You have a point- 1337-5p33< is a good indication.

8|_|+ 1 4/\/\ ['|-||_|_|3|\|+ 1|\| |_33+5['34|< 4|\||) 1 4/\/\ |\|0 ['053|2

True, but you use it for comic relief purposes.

It's not a deadset indicator; it's just a good clue that whoever is addressing you in such a manner has a serious, chronic case of lameritis, which doesn't go well with claims of great importance.

But as I stated- and using you as an example- there really is the very real chance that such is true.

I'm not going to even try to read that... I get 'But I am' and then it all merges into weirdness.

KPKs using l33t sp33k makes them look like they're saying 'I'm a supremely powerful being - oh, and look, I can make my typing harder to read for no good reason! Go me!'

"But I am phluent in leetspeak and I am no poser"

My head hurts now.

I can understand the concern. It's not really something I can comment too much upon, as I have no experiences I can really share with anyone anyway; it's not an issue.

However, I can compare it to school in a way. F'rinstance, I got 20 out of 25 in my previous History coursework (I got 25 in my other one, which equalises it out). That's a B, and not what I'm really aiming for if I want to go to Cambridge. As I was waiting to ask my teacher how I could improve it, I heard the girl in front of me being quite happy about the fact that she should probably get a B. I felt really guilty then... how can I say I expect more? I sound full of myself for saying so.

It's not the same issue, but I think both connect - both that and poserphobia are about not wanting to put yourself across as big-headed (for want of a better word).

*nod* I've seen that picture before.

It's a vicious circle because even if you do have such abilities, any of the following could happen right when someone says "prove it":

A) Your energy levels are too low.
B) Surprised at the challenge, you ramp into overdrive and temporarily short out. (Any attempt to do it later is dismissed because you couldn't do it 'on demand')
C) Someone in the 'audience' is a nullifier and you're not strong enough to break through their powered disbelief. (a la Amazing Randi)
D) The Pixie that's been playing with your hair all day gets a brilliant idea for a prank.

Also, even if it does work right, you might not be using the same terms as the group and some more venerable individual says they get something completely different.
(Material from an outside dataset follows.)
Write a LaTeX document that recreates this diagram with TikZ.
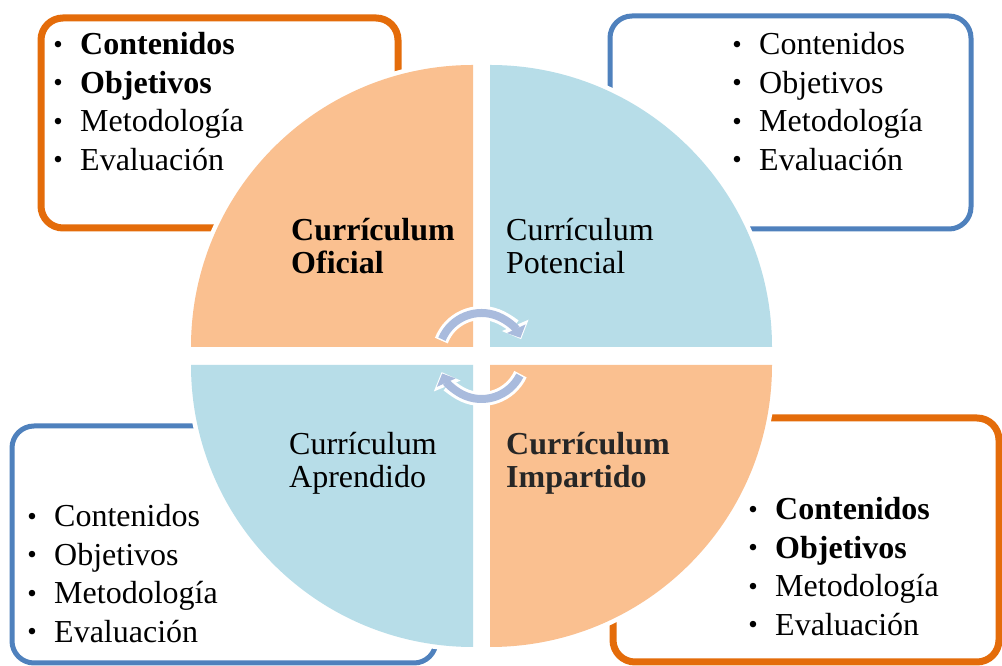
\documentclass[tikz,border=0pt]{standalone}
\usepackage{fontspec}
\setmainfont{Liberation Serif}
\usetikzlibrary{arrows.meta}
\definecolor{qorange}{HTML}{FAC090}
\definecolor{qblue}{HTML}{B7DDE8}
\definecolor{borange}{HTML}{E46C0A}
\definecolor{bblue}{HTML}{4F81BD}
\definecolor{arrblue}{HTML}{A9BBDD}
\definecolor{dgray}{HTML}{262626}
\newcommand\itm{\makebox[27.6pt][l]{\hspace{0.8pt}\raisebox{1.8pt}{\fontsize{27}{27}\selectfont •}}}
\begin{document}
\begin{tikzpicture}[x=1pt,y=1pt,
  boxbase/.style={fill=white, rounded corners=22pt},
  obox/.style={boxbase, draw=borange, line width=7pt},
  bbox/.style={boxbase, draw=bblue, line width=5pt},
  halo/.style={draw=white, line width=9pt, line join=round},
  listtext/.style={anchor=base west, inner sep=0pt, font=\fontsize{32}{38.5}\selectfont},
  lbl/.style={anchor=base west, inner sep=0pt, font=\fontsize{32}{32.5}\selectfont}]
\fill[white] (0,0) rectangle (1002,666);
\useasboundingbox (0,0) rectangle (1002,666);
% boxes
\draw[obox] (41,438) rectangle (398,648);
\draw[bbox] (610,437) rectangle (971,650);
\draw[bbox] (12,3) rectangle (436,240);
\draw[obox] (613,4) rectangle (999,248);
% halos of quadrants
\draw[halo] (473,319) -- (191,319) arc[start angle=180,end angle=90,radius=282] -- cycle;
\draw[halo] (490,319) -- (490,601) arc[start angle=90,end angle=0,radius=282] -- cycle;
\draw[halo] (490,301) -- (772,301) arc[start angle=0,end angle=-90,radius=282] -- cycle;
\draw[halo] (473,301) -- (473,19) arc[start angle=270,end angle=180,radius=282] -- cycle;
% quadrants
\fill[qorange] (473,319) -- (191,319) arc[start angle=180,end angle=90,radius=282] -- cycle;
\fill[qblue] (490,319) -- (490,601) arc[start angle=90,end angle=0,radius=282] -- cycle;
\fill[qorange] (490,301) -- (772,301) arc[start angle=0,end angle=-90,radius=282] -- cycle;
\fill[qblue] (473,301) -- (473,19) arc[start angle=270,end angle=180,radius=282] -- cycle;
% circular arrows
\coordinate (ctr) at (481.5,310);
\draw[white, line width=14pt, -{Triangle[length=15pt,width=28pt]}] ([shift={(159:43)}]ctr) arc[start angle=159,end angle=23,radius=43];
\draw[arrblue, line width=8pt, -{Triangle[length=10pt,width=20pt]}] ([shift={(157:43)}]ctr) arc[start angle=157,end angle=25,radius=43];
\draw[white, line width=14pt, -{Triangle[length=15pt,width=28pt]}] ([shift={(-25:43)}]ctr) arc[start angle=-25,end angle=-158,radius=43];
\draw[arrblue, line width=8pt, -{Triangle[length=10pt,width=20pt]}] ([shift={(-27:43)}]ctr) arc[start angle=-27,end angle=-156,radius=43];
% quadrant labels
\node[lbl] (oficial) at (291,425) {\begin{tabular}[t]{@{}l@{}}\textbf{Currículum}\\\textbf{Oficial}\end{tabular}};
\node[lbl] (potencial) at (506,425) {\begin{tabular}[t]{@{}l@{}}Currículum\\Potencial\end{tabular}};
\node[lbl] (aprendido) at (289,211) {\begin{tabular}[t]{@{}l@{}}Currículum\\Aprendido\end{tabular}};
\node[lbl, text=dgray] (impartido) at (506,211) {\begin{tabular}[t]{@{}l@{}}\textbf{Currículum}\\\textbf{Impartido}\end{tabular}};
% lists
\node[listtext] (listTL) at (52.4,611) {\begin{tabular}[t]{@{}l@{}}\itm\textbf{Contenidos}\\\itm\textbf{Objetivos}\\\itm Metodología\\\itm Evaluación\end{tabular}};
\node[listtext] (listTR) at (731.4,611) {\begin{tabular}[t]{@{}l@{}}\itm Contenidos\\\itm Objetivos\\\itm Metodología\\\itm Evaluación\end{tabular}};
\node[listtext] (listBL) at (26.4,139) {\begin{tabular}[t]{@{}l@{}}\itm Contenidos\\\itm Objetivos\\\itm Metodología\\\itm Evaluación\end{tabular}};
\node[listtext] (listBR) at (747.4,146) {\begin{tabular}[t]{@{}l@{}}\itm\textbf{Contenidos}\\\itm\textbf{Objetivos}\\\itm Metodología\\\itm Evaluación\end{tabular}};
\end{tikzpicture}
\end{document}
Thanks for playing.

But. If we give people a little time with no pressure, then ask them to back up any claims, things might go better.

I've got two things that aren't 100% reliable but that keep popping up; a universal translator and the 'kenning.' I actually had someone do the 'prove it' bit for the translator, and I think having it sprung on me like that actually helped in that case. The kenning is just 'knowing things.' It's unpredictable, unreliable, and almost never useful in any practical way, but I find it next to impossible to ignore.

As for sharing the weirdness in my life. Well, I do. I'm just careful how I do. For example, I might clam up entirely at a gather, open up a little on a list, and I do pretty much spill everything in my journal. Varying degrees and levels of comfort. I don't even lock my journal entries because that's 'home ground.'

I don't really have to worry about it in real life because my friends already know all about me. ;-)

The thing that bugs me is when you mention that you did something (once or a long time ago or under very specific circumstances) and someone decides you should prove it, right now. Boggles the mind, especially when you were mentioning it out of the hope that someone else might be able to help you do it again.